Science:Math Exam Resources/Courses/MATH101/April 2017/Question 02 (a)/Solution 1

We consider the region between two curves ${\displaystyle y^{2}=1-x}$ and ${\displaystyle 2y^{2}=5-x}$.

First, we find the intersection points. Since two curves can be written as ${\displaystyle x=1-y^{2}}$ and ${\displaystyle x=5-2y^{2}}$, plugging the first one into the second one, we get $${\displaystyle 1-y^{2}=5-2y^{2}\iff y^{2}=4\iff y=\pm 2.}$$ Therefore, the intersection points are ${\displaystyle (-3,2)}$ and ${\displaystyle (-3,-2)}$.

On the other hand, according to the question, the curve ${\displaystyle x=5-2y^{2}}$ lies on the right side of ${\displaystyle x=1-y^{2}}$, so that ${\displaystyle 1-y^{2}\leq 5-2y^{2}}$ when ${\displaystyle y\in (-2,2)}$.
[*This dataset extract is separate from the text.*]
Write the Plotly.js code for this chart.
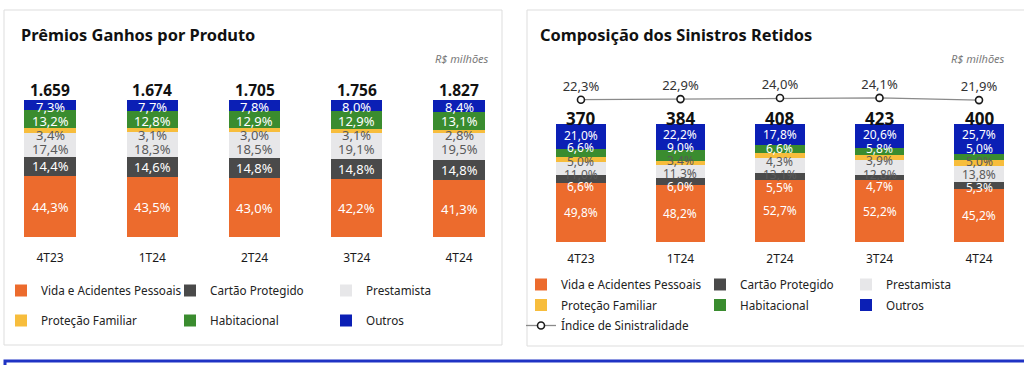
<!DOCTYPE html>
<html><head><meta charset="utf-8">
<script src="https://cdn.plot.ly/plotly-3.0.1.min.js"></script>
<style>html,body{margin:0;padding:0;background:#fff;}#chart{width:1024px;height:365px;}</style>
</head><body><div id="chart"></div>
<script>
// ---------- data ----------
const categories = ['4T23', '1T24', '2T24', '3T24', '4T24'];
const seriesNames = ['Vida e Acidentes Pessoais', 'Cartão Protegido', 'Prestamista', 'Proteção Familiar', 'Habitacional', 'Outros'];

// Prêmios Ganhos por Produto (R$ milhões and % share)
const premiosTotal = [1659, 1674, 1705, 1756, 1827];
const premiosVida = [44.3, 43.5, 43.0, 42.2, 41.3];
const premiosCartao = [14.4, 14.6, 14.8, 14.8, 14.8];
const premiosPrestamista = [17.4, 18.3, 18.5, 19.1, 19.5];
const premiosProtecao = [3.4, 3.1, 3.0, 3.1, 2.8];
const premiosHabitacional = [13.2, 12.8, 12.9, 12.9, 13.1];
const premiosOutros = [7.3, 7.7, 7.8, 8.0, 8.4];

// Composição dos Sinistros Retidos (R$ milhões and % share)
const sinistrosTotal = [370, 384, 408, 423, 400];
const sinistrosVida = [49.8, 48.2, 52.7, 52.2, 45.2];
const sinistrosCartao = [6.6, 6.0, 5.5, 4.7, 5.3];
const sinistrosPrestamista = [11.0, 11.3, 13.1, 12.8, 13.8];
const sinistrosProtecao = [5.0, 3.4, 4.3, 3.9, 5.0];
const sinistrosHabitacional = [6.6, 9.0, 6.6, 5.8, 5.0];
const sinistrosOutros = [21.0, 22.2, 17.8, 20.6, 25.7];
const indiceSinistralidade = [22.3, 22.9, 24.0, 24.1, 21.9];

// ---------- styles ----------
const W = 1024, H = 365;
const px = v => v / W;
const py = v => 1 - v / H;
const FONT = 'Noto Sans, Open Sans, sans-serif';
const colors = ['#ec6b2d', '#4a4a4a', '#e7e7e9', '#f7bd3c', '#3a8c2f', '#0b1fb5'];
const textColors = ['#ffffff', '#ffffff', '#5a5a5a', '#5a5a5a', '#ffffff', '#ffffff'];

// plot-area geometry (pixels)
const L = {top: 60, bottom: 237, barPx: 137};
const R = {top: 60, bottom: 242, barPx: 118};
const leftMax = 100 * (L.bottom - L.top) / L.barPx;
const rightMax = 100 * (R.bottom - R.top) / R.barPx;

const premiosSeries = [premiosVida, premiosCartao, premiosPrestamista, premiosProtecao, premiosHabitacional, premiosOutros];
const sinistrosSeries = [sinistrosVida, sinistrosCartao, sinistrosPrestamista, sinistrosProtecao, sinistrosHabitacional, sinistrosOutros];

// legend columns: series i goes to column i % 3
const leftLegend = ['legend', 'legend2', 'legend3'];
const rightLegend = ['legend4', 'legend5', 'legend6'];

const traces = [];
premiosSeries.forEach((vals, i) => {
  traces.push({
    type: 'bar', name: seriesNames[i], x: categories, y: vals,
    xaxis: 'x', yaxis: 'y', legend: leftLegend[i % 3], legendgroup: 'p' + i,
    marker: {color: colors[i]}, hoverinfo: 'skip'
  });
});
sinistrosSeries.forEach((vals, i) => {
  traces.push({
    type: 'bar', name: seriesNames[i], x: categories, y: vals,
    xaxis: 'x2', yaxis: 'y2', legend: rightLegend[i % 3], legendgroup: 's' + i,
    marker: {color: colors[i]}, hoverinfo: 'skip'
  });
});
traces.push({
  type: 'scatter', mode: 'lines+markers+text', name: 'Índice de Sinistralidade',
  x: categories, y: indiceSinistralidade, xaxis: 'x2', yaxis: 'y3', legend: 'legend4', legendgroup: 'idx',
  line: {color: '#8a8a8a', width: 1.3},
  marker: {symbol: 'circle', size: 7, color: '#ffffff', line: {color: '#1a1a1a', width: 1.6}},
  texttemplate: '%{y:.1f}%', textposition: 'top center',
  textfont: {family: FONT, size: 13, color: '#333333'},
  cliponaxis: false, hoverinfo: 'skip'
});

const sumStack = series => categories.map((c, k) => series.reduce((s, a) => s + a[k], 0));
const premiosTop = sumStack(premiosSeries);
const sinistrosTop = sumStack(sinistrosSeries);
const fmtPct = v => v.toFixed(1).replace('.', ',') + '%';

const annotations = [];

// segment labels, placed at each segment's centre and nudged apart so they stay readable
function segmentLabels(series, xref, yref, pxPerUnit, minGap, topPad, fontSize) {
  categories.forEach((c, k) => {
    let cum = 0;
    const centers = series.map(a => { const m = cum + a[k] / 2; cum += a[k]; return m; });
    const topPx = cum * pxPerUnit;
    const orig = centers.map(m => m * pxPerUnit);
    const pos = orig.slice();
    for (let i = 1; i < pos.length; i++) pos[i] = Math.max(pos[i], pos[i - 1] + minGap);
    const last = pos.length - 1;
    pos[last] = Math.min(pos[last], topPx - topPad);
    for (let i = last - 1; i >= 0; i--) pos[i] = Math.min(pos[i], pos[i + 1] - minGap);
    series.forEach((a, i) => {
      annotations.push({x: c, y: centers[i], xref: xref, yref: yref, text: fmtPct(a[k]),
        showarrow: false, yanchor: 'middle', yshift: pos[i] - orig[i],
        font: {family: FONT, size: fontSize, color: textColors[i]}});
    });
  });
}
segmentLabels(premiosSeries, 'x', 'y', L.barPx / 100, 14, 7, 13);
segmentLabels(sinistrosSeries, 'x2', 'y2', R.barPx / 100, 13, 11, 12);

categories.forEach((c, k) => {
  annotations.push({x: c, y: premiosTop[k], xref: 'x', yref: 'y', text: '<b>' + premiosTotal[k].toString().replace(/\B(?=(\d{3})+(?!\d))/g, '.') + '</b>',
    showarrow: false, yanchor: 'bottom', yshift: -3, font: {family: FONT, size: 15.5, color: '#111111'}});
  annotations.push({x: c, y: sinistrosTop[k], xref: 'x2', yref: 'y2', text: '<b>' + sinistrosTotal[k] + '</b>',
    showarrow: false, yanchor: 'bottom', yshift: -8, font: {family: FONT, size: 17, color: '#111111'}});
});
annotations.push({xref: 'paper', yref: 'paper', x: px(19), y: py(35), xanchor: 'left', yanchor: 'middle',
  text: '<b>Prêmios Ganhos por Produto</b>', showarrow: false, font: {family: FONT, size: 16.4, color: '#111111'}});
annotations.push({xref: 'paper', yref: 'paper', x: px(538), y: py(35), xanchor: 'left', yanchor: 'middle',
  text: '<b>Composição dos Sinistros Retidos</b>', showarrow: false, font: {family: FONT, size: 16.4, color: '#111111'}});
annotations.push({xref: 'paper', yref: 'paper', x: px(491), y: py(58), xanchor: 'right', yanchor: 'middle',
  text: '<i>R$ milhões</i>', showarrow: false, font: {family: FONT, size: 11, color: '#7a7a7a'}});
annotations.push({xref: 'paper', yref: 'paper', x: px(1007), y: py(58), xanchor: 'right', yanchor: 'middle',
  text: '<i>R$ milhões</i>', showarrow: false, font: {family: FONT, size: 11, color: '#7a7a7a'}});

const legendColL = {orientation: 'v', xanchor: 'left', yanchor: 'top', bgcolor: 'rgba(0,0,0,0)',
  traceorder: 'grouped', tracegroupgap: 11, font: {family: FONT, size: 11.7, color: '#222222'}};
const legendColR = {orientation: 'v', xanchor: 'left', yanchor: 'top', bgcolor: 'rgba(0,0,0,0)',
  traceorder: 'grouped', tracegroupgap: 1.5, font: {family: FONT, size: 11.7, color: '#222222'}};

const axisX = {type: 'category', showgrid: false, zeroline: false, showline: false, ticks: '',
  tickfont: {family: FONT, size: 12, color: '#1a1a1a'}, fixedrange: true};

const layout = {
  width: W, height: H, margin: {l: 0, r: 0, t: 0, b: 0},
  paper_bgcolor: '#ffffff', plot_bgcolor: 'rgba(0,0,0,0)',
  font: {family: FONT}, separators: ',.', barmode: 'stack', bargap: 0.5,
  showlegend: true,
  xaxis: Object.assign({}, axisX, {domain: [0, 0.5], range: [-0.489, 4.518], anchor: 'y', ticklabelstandoff: 12}),
  yaxis: {domain: [py(L.bottom), py(L.top)], range: [0, leftMax], visible: false, fixedrange: true, anchor: 'x'},
  xaxis2: Object.assign({}, axisX, {domain: [0.5, 1], range: [-0.693, 4.452], anchor: 'y2', ticklabelstandoff: 8}),
  yaxis2: {domain: [py(R.bottom), py(R.top)], range: [0, rightMax], visible: false, fixedrange: true, anchor: 'x2'},
  yaxis3: {overlaying: 'y2', range: [-120, 62], visible: false, fixedrange: true, anchor: 'x2'},
  legend: Object.assign({}, legendColL, {x: px(1), y: py(276)}),
  legend2: Object.assign({}, legendColL, {x: px(170), y: py(276)}),
  legend3: Object.assign({}, legendColL, {x: px(326), y: py(276)}),
  legend4: Object.assign({}, legendColR, {x: px(521), y: py(270)}),
  legend5: Object.assign({}, legendColR, {x: px(700), y: py(270)}),
  legend6: Object.assign({}, legendColR, {x: px(846), y: py(270)}),
  annotations: annotations,
  shapes: [
    {type: 'rect', xref: 'paper', yref: 'paper', x0: px(4), x1: px(502), y0: py(10), y1: py(345), line: {color: '#dddddd', width: 1}, layer: 'below'},
    {type: 'rect', xref: 'paper', yref: 'paper', x0: px(527), x1: px(1040), y0: py(10), y1: py(346), line: {color: '#dddddd', width: 1}, layer: 'below'},
    {type: 'rect', xref: 'paper', yref: 'paper', x0: px(5), x1: px(1040), y0: py(361), y1: py(380), line: {color: '#1f33c4', width: 3}, layer: 'below'}
  ]
};

Plotly.newPlot('chart', traces, layout, {staticPlot: true, displayModeBar: false});
</script>
</body></html>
To summarize, the area between the two curves has to be an integral of the form

$${\displaystyle \int _{-2}^{2}|(5-2y^{2})-(1-y^{2})|\,dy=\int _{-2}^{2}(5-2y^{2})-(1-y^{2})\,dy=\int _{-2}^{2}4-y^{2}\,dy=2\int _{0}^{2}4-y^{2}\,dy.}$$

The last equality follows from the fact that ${\displaystyle 4-y^{2}}$ is even. Therefore, the answer is ${\displaystyle a}$.

Answer: ${\displaystyle \color {blue}a}$.